For rescue groups, strutting your stuff to local shelters can help you save more animals

  • Dory, a rescue dog, shows off her new backyard in Texas

    Just as rescuers are concerned about where their animals get placed, shelters want to make sure that animals who go to rescue end up somewhere safe—as Dory, a pet-of-the-week from Homeward Bound Animal Rescue in Texas, clearly has. HOMEWARD BOUND ANIMAL RESCUE

At Dallas Animal Services (DAS), good relationships with rescue groups have not only saved animals’ lives, they’ve had a wonderful effect on staff morale, says shelter manager Jody Jones. Even though one local rescue group got in "a little over their head" not long ago, taking in more animals than it could care for, Jones says that was in no way typical. It’s "not the norm for that to happen with your transfer partners. Not at all."

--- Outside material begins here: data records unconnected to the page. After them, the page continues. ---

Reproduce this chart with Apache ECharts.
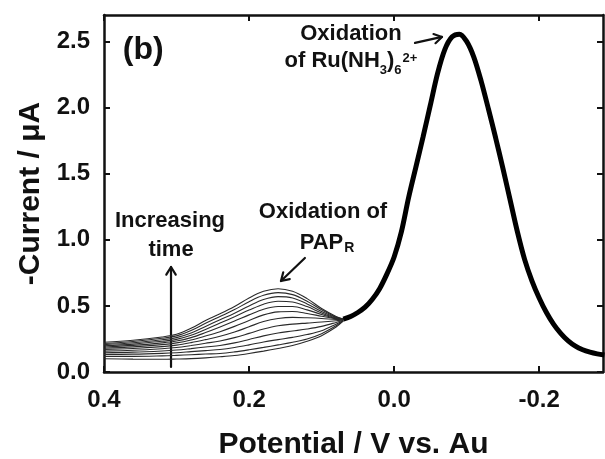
<!DOCTYPE html>
<html>
<head>
<meta charset="utf-8">
<script src="https://cdn.jsdelivr.net/npm/echarts@6/dist/echarts.min.js"></script>
<style>
  html, body { margin: 0; padding: 0; background: #fff; }
  #chart { width: 605px; height: 459px; }
</style>
</head>
<body>
<div id="chart"></div>
<script>
// Potentials (V vs. Au) of the PAP_R region, sampled before the Ru peak
const papPotentials = [0.40, 0.36, 0.32, 0.30, 0.28, 0.26, 0.24, 0.22, 0.20, 0.18, 0.16, 0.14, 0.12, 0.10, 0.08, 0.07];

// One scan per time step (latest scan first), -current in µA
const scan12 = [0.225, 0.240, 0.265, 0.285, 0.330, 0.390, 0.440, 0.495, 0.560, 0.610, 0.630, 0.610, 0.555, 0.480, 0.420, 0.400];
const scan11 = [0.216, 0.231, 0.255, 0.273, 0.313, 0.368, 0.420, 0.472, 0.532, 0.580, 0.600, 0.585, 0.535, 0.470, 0.415, 0.400];
const scan10 = [0.207, 0.221, 0.244, 0.260, 0.295, 0.345, 0.395, 0.445, 0.500, 0.548, 0.570, 0.560, 0.515, 0.458, 0.412, 0.400];
const scan9  = [0.198, 0.211, 0.232, 0.247, 0.278, 0.322, 0.370, 0.418, 0.468, 0.513, 0.535, 0.530, 0.495, 0.447, 0.408, 0.400];
const scan8  = [0.189, 0.201, 0.220, 0.234, 0.260, 0.298, 0.340, 0.385, 0.432, 0.475, 0.495, 0.495, 0.470, 0.435, 0.405, 0.400];
const scan7  = [0.180, 0.190, 0.207, 0.220, 0.242, 0.272, 0.305, 0.345, 0.390, 0.432, 0.455, 0.458, 0.443, 0.422, 0.402, 0.398];
const scan6  = [0.170, 0.178, 0.192, 0.203, 0.222, 0.245, 0.270, 0.302, 0.342, 0.382, 0.405, 0.413, 0.410, 0.405, 0.397, 0.396];
const scan5  = [0.158, 0.164, 0.176, 0.185, 0.200, 0.217, 0.235, 0.260, 0.292, 0.325, 0.350, 0.362, 0.370, 0.378, 0.388, 0.394];
const scan4  = [0.146, 0.150, 0.159, 0.166, 0.177, 0.189, 0.200, 0.220, 0.246, 0.273, 0.295, 0.310, 0.325, 0.345, 0.375, 0.392];
const scan3  = [0.133, 0.135, 0.141, 0.146, 0.154, 0.162, 0.170, 0.185, 0.205, 0.227, 0.245, 0.262, 0.283, 0.312, 0.362, 0.390];
const scan2  = [0.118, 0.118, 0.122, 0.126, 0.131, 0.136, 0.140, 0.152, 0.168, 0.186, 0.205, 0.225, 0.250, 0.290, 0.350, 0.388];
const scan1  = [0.100, 0.097, 0.096, 0.098, 0.101, 0.107, 0.115, 0.125, 0.140, 0.158, 0.178, 0.200, 0.232, 0.275, 0.340, 0.386];
const papScans = [scan12, scan11, scan10, scan9, scan8, scan7, scan6, scan5, scan4, scan3, scan2, scan1];

// Ru(NH3)6 2+ oxidation peak, common to all scans
const ruPotentials = [0.07, 0.06, 0.05, 0.04, 0.03, 0.02, 0.01, 0.00, -0.01, -0.02, -0.03, -0.04, -0.05, -0.06,
  -0.07, -0.08, -0.09, -0.10, -0.11, -0.12, -0.13, -0.14, -0.15, -0.16, -0.17, -0.18, -0.19, -0.20,
  -0.21, -0.22, -0.23, -0.24, -0.25, -0.26, -0.27, -0.28, -0.29];
const ruCurrent = [0.40, 0.42, 0.45, 0.49, 0.55, 0.63, 0.74, 0.87, 1.06, 1.32, 1.55, 1.78, 2.02, 2.26,
  2.44, 2.535, 2.555, 2.50, 2.38, 2.20, 1.99, 1.77, 1.54, 1.30, 1.06, 0.85, 0.69, 0.56,
  0.45, 0.36, 0.29, 0.235, 0.195, 0.168, 0.150, 0.137, 0.128];

const xTickValues = [0.4, 0.2, 0.0, -0.2];
const yTickValues = [0.0, 0.5, 1.0, 1.5, 2.0, 2.5];

const FONT = '"Liberation Sans", Arial, sans-serif';
const INK = '#111';

const zip = (xs, ys) => xs.map((x, i) => [x, ys[i]]);
const fmt = v => (Math.abs(v) < 1e-9 ? 0 : v).toFixed(1);

const series = papScans.map(scan => ({
  type: 'line',
  data: zip(papPotentials, scan),
  smooth: 0.35,
  symbol: 'none',
  silent: true,
  lineStyle: { color: '#2a2a2a', width: 1.1 }
}));
series.push({
  type: 'line',
  data: zip(ruPotentials, ruCurrent),
  smooth: 0.3,
  symbol: 'none',
  silent: true,
  lineStyle: { color: '#000', width: 5 }
});

const frameLine = { show: true, onZero: false, lineStyle: { color: INK, width: 2.5 } };
const tickStyle = { color: INK, width: 2 };
const tickFont = { fontSize: 24, fontWeight: 'bold', fontFamily: FONT, color: INK };
const titleFont = { fontSize: 30, fontWeight: 'bold', fontFamily: FONT, color: INK };

const option = {
  animation: false,
  backgroundColor: '#fff',
  grid: { left: 104, top: 15, width: 499, height: 357, outerBoundsMode: 'none', containLabel: false },
  xAxis: [
    {
      type: 'value', position: 'bottom', inverse: true, min: -0.288, max: 0.4,
      axisLine: frameLine,
      axisTick: { show: true, inside: true, length: 6, customValues: xTickValues, lineStyle: tickStyle },
      axisLabel: Object.assign({ customValues: xTickValues, formatter: fmt, margin: 16 }, tickFont),
      splitLine: { show: false },
      name: 'Potential / V vs. Au', nameLocation: 'middle', nameGap: 58,
      nameTextStyle: titleFont
    },
    {
      type: 'value', position: 'top', inverse: true, min: -0.288, max: 0.4,
      axisLine: frameLine,
      axisTick: { show: true, inside: true, length: 6, customValues: xTickValues, lineStyle: tickStyle },
      axisLabel: { show: false },
      splitLine: { show: false }
    }
  ],
  yAxis: [
    {
      type: 'value', position: 'left', min: 0, max: 2.7,
      axisLine: frameLine,
      axisTick: { show: true, inside: true, length: 6, customValues: yTickValues, lineStyle: tickStyle },
      axisLabel: Object.assign({ customValues: yTickValues, formatter: fmt, margin: 14 }, tickFont),
      splitLine: { show: false },
      name: '-Current / \u03bcA', nameLocation: 'middle', nameGap: 58,
      nameTextStyle: titleFont
    },
    {
      type: 'value', position: 'right', min: 0, max: 2.7,
      axisLine: frameLine,
      axisTick: { show: true, inside: true, length: 6, customValues: yTickValues, lineStyle: tickStyle },
      axisLabel: { show: false },
      splitLine: { show: false }
    }
  ],
  series: series
};

const chart = echarts.init(document.getElementById('chart'));
chart.setOption(option);

// Annotations are anchored in data units and converted to pixels
const toPx = (x, y) => chart.convertToPixel({ seriesIndex: 0 }, [x, y]);

function arrow(from, to, width) {
  const a = toPx(from[0], from[1]);
  const b = toPx(to[0], to[1]);
  const ang = Math.atan2(b[1] - a[1], b[0] - a[0]);
  const len = 9, spread = 0.55;
  const h1 = [b[0] - len * Math.cos(ang - spread), b[1] - len * Math.sin(ang - spread)];
  const h2 = [b[0] - len * Math.cos(ang + spread), b[1] - len * Math.sin(ang + spread)];
  const style = { stroke: INK, lineWidth: width, fill: null, lineCap: 'round', lineJoin: 'round' };
  return [
    { type: 'polyline', silent: true, shape: { points: [a, b] }, style: style },
    { type: 'polyline', silent: true, shape: { points: [h1, b, h2] }, style: style }
  ];
}

// Sub/superscripts are shifted with asymmetric padding around the line middle
const baseRich = {
  m: { fontSize: 22, fontWeight: 'bold', fontFamily: FONT, fill: INK, verticalAlign: 'middle' },
  sub: { fontSize: 13, fontWeight: 'bold', fontFamily: FONT, fill: INK, verticalAlign: 'middle', padding: [18, 0, 0, 0] },
  subR: { fontSize: 14, fontWeight: 'bold', fontFamily: FONT, fill: INK, verticalAlign: 'middle', padding: [10, 0, 0, 1] },
  sup: { fontSize: 13, fontWeight: 'bold', fontFamily: FONT, fill: INK, verticalAlign: 'middle', padding: [0, 0, 6, 1] }
};

function label(x, y, text, size) {
  const p = toPx(x, y);
  return {
    type: 'text', silent: true, x: p[0], y: p[1],
    style: {
      text: text, fontSize: size || 22, fontWeight: 'bold', fontFamily: FONT, fill: INK,
      align: 'center', verticalAlign: 'middle', textAlign: 'center', textVerticalAlign: 'middle',
      rich: baseRich
    }
  };
}

const graphics = [
  label(0.346, 2.436, '(b)', 32),
  label(0.0595, 2.557, '{m|Oxidation}'),
  label(0.0595, 2.352, '{m|of Ru(NH}{sub|3}{m|)}{sub|6}{sup|2+}'),
  label(0.309, 1.142, '{m|Increasing}'),
  label(0.3076, 0.923, '{m|time}'),
  label(0.098, 1.210, '{m|Oxidation of}'),
  label(0.0925, 0.976, '{m|PAP}{subR|R}'),
  ...arrow([-0.0288, 2.489], [-0.066, 2.534], 2.2),
  ...arrow([0.123, 0.862], [0.156, 0.688], 2.2),
  ...arrow([0.3076, 0.038], [0.3076, 0.794], 2.2)
];
chart.setOption({ graphic: { elements: graphics } });
</script>
</body>
</html>
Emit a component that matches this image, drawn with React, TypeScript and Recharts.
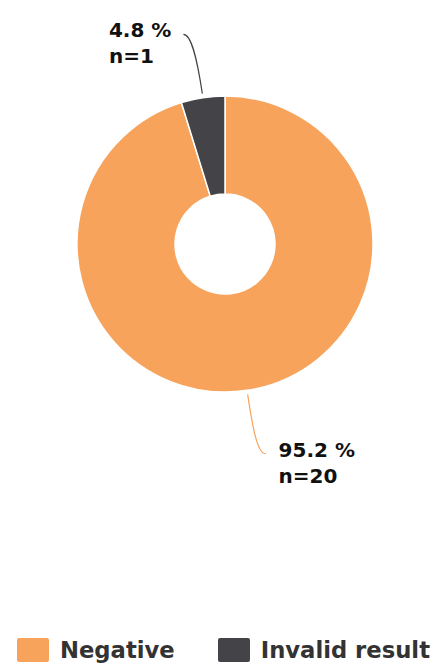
import React from "react";
import { PieChart, Pie, Cell, Legend } from "recharts";

const categories = ["Negative", "Invalid result"];
const counts = [20, 1];
const percents = [95.2, 4.8];
const colors = ["#f7a35c", "#434348"];

const data = categories.map((name, i) => ({
  name,
  value: counts[i],
  pct: percents[i],
  color: colors[i],
}));

const RADIAN = Math.PI / 180;
const FONT = "'DejaVu Sans', Verdana, sans-serif";
const LABEL_SIZE = 20;

// rough DejaVu Sans Bold advance widths (em)
const charW: Record<string, number> = { ".": 0.38, " ": 0.348, "%": 1.002, n: 0.712, "=": 0.838 };
const textWidth = (s: string, size: number) =>
  s.split("").reduce((w, ch) => w + (charW[ch] ?? 0.696), 0) * size;

// label with curved connector, lines left aligned like the original
const renderLabel = (props: any) => {
  const { cx, cy, midAngle, outerRadius, payload, index } = props;
  const cos = Math.cos(-RADIAN * midAngle);
  const sin = Math.sin(-RADIAN * midAngle);
  const right = cos >= 0;
  const sx = cx + (outerRadius + 4) * cos;
  const sy = cy + (outerRadius + 4) * sin;
  const c1x = cx + (outerRadius + 40) * cos;
  const c1y = cy + (outerRadius + 40) * sin;
  const ex = cx + (outerRadius + 64) * cos + (right ? 9 : -10);
  const ey = cy + (outerRadius + 64) * sin;
  const c2x = ex + (right ? -8 : 8);
  const line1 = `${payload.pct.toFixed(1)} %`;
  const line2 = `n=${payload.value}`;
  const w = Math.max(textWidth(line1, LABEL_SIZE), textWidth(line2, LABEL_SIZE));
  const tx = right ? ex + 13 : ex - 12 - w;
  const color = colors[index];
  return (
    <g>
      <path
        d={`M${sx},${sy} C${c1x},${c1y} ${c2x},${ey} ${ex},${ey}`}
        stroke={color}
        strokeWidth={1.2}
        fill="none"
      />
      <text
        x={tx}
        y={ey - 4}
        textAnchor="start"
        dominantBaseline="central"
        fontFamily={FONT}
        fontWeight="bold"
        fontSize={LABEL_SIZE}
        fill="#111"
      >
        <tspan x={tx}>{line1}</tspan>
        <tspan x={tx} dy={26}>{line2}</tspan>
      </text>
    </g>
  );
};

const renderLegend = () => (
  <div style={{ display: "flex", alignItems: "center", paddingLeft: 17, fontFamily: FONT }}>
    {data.map((d, i) => (
      <div key={d.name} style={{ display: "flex", alignItems: "center", marginRight: i === 0 ? 43 : 0 }}>
        <div style={{ width: 32, height: 24, background: d.color, borderRadius: 2, marginRight: 11 }} />
        <span style={{ fontSize: 22.7, fontWeight: "bold", color: "#333", lineHeight: "28px" }}>{d.name}</span>
      </div>
    ))}
  </div>
);

export default function App() {
  return (
    <div style={{ position: "absolute", left: 0, top: 0 }}>
      <PieChart width={435} height={669} margin={{ top: 0, right: 0, bottom: 0, left: 0 }}>
        <Pie
          data={data}
          dataKey="value"
          nameKey="name"
          cx={225}
          cy={244}
          innerRadius={50}
          outerRadius={148}
          startAngle={90}
          endAngle={-270}
          stroke="#ffffff"
          strokeWidth={1.5}
          label={renderLabel}
          labelLine={false}
          isAnimationActive={false}
        >
          {data.map((d) => (
            <Cell key={d.name} fill={d.color} />
          ))}
        </Pie>
        <Legend
          content={renderLegend}
          wrapperStyle={{ position: "absolute", left: 0, top: 636, width: 435 }}
        />
      </PieChart>
    </div>
  );
}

On the contrary, Jones says, rescue relationships have been a huge boon to her shelter, enabling them to save many more animals, and she wanted to make sure that other animal control agencies reading the Animal Sheltering got that message loud and clear. DAS loves its transfer and placement partners, and Jones and Mark Cooper, the officer who’s been coordinating the agency’s work with rescues, want to see animal services around the country embrace external placement groups and work toward an institutional culture that treats them as partners.

Delivering that message is one of the primary goals of this story. In the names of all the shelters that have found amazing transfer partners in their communities, let’s say it clearly: Rescue groups, thank you. Every day you help save thousands of animals. The progress the humane field has made in lowering euthanasia rates could not have happened without you. Shelters should no more avoid working with rescues because of the occasional bad actor than adopters should avoid shelters due to one bad experience.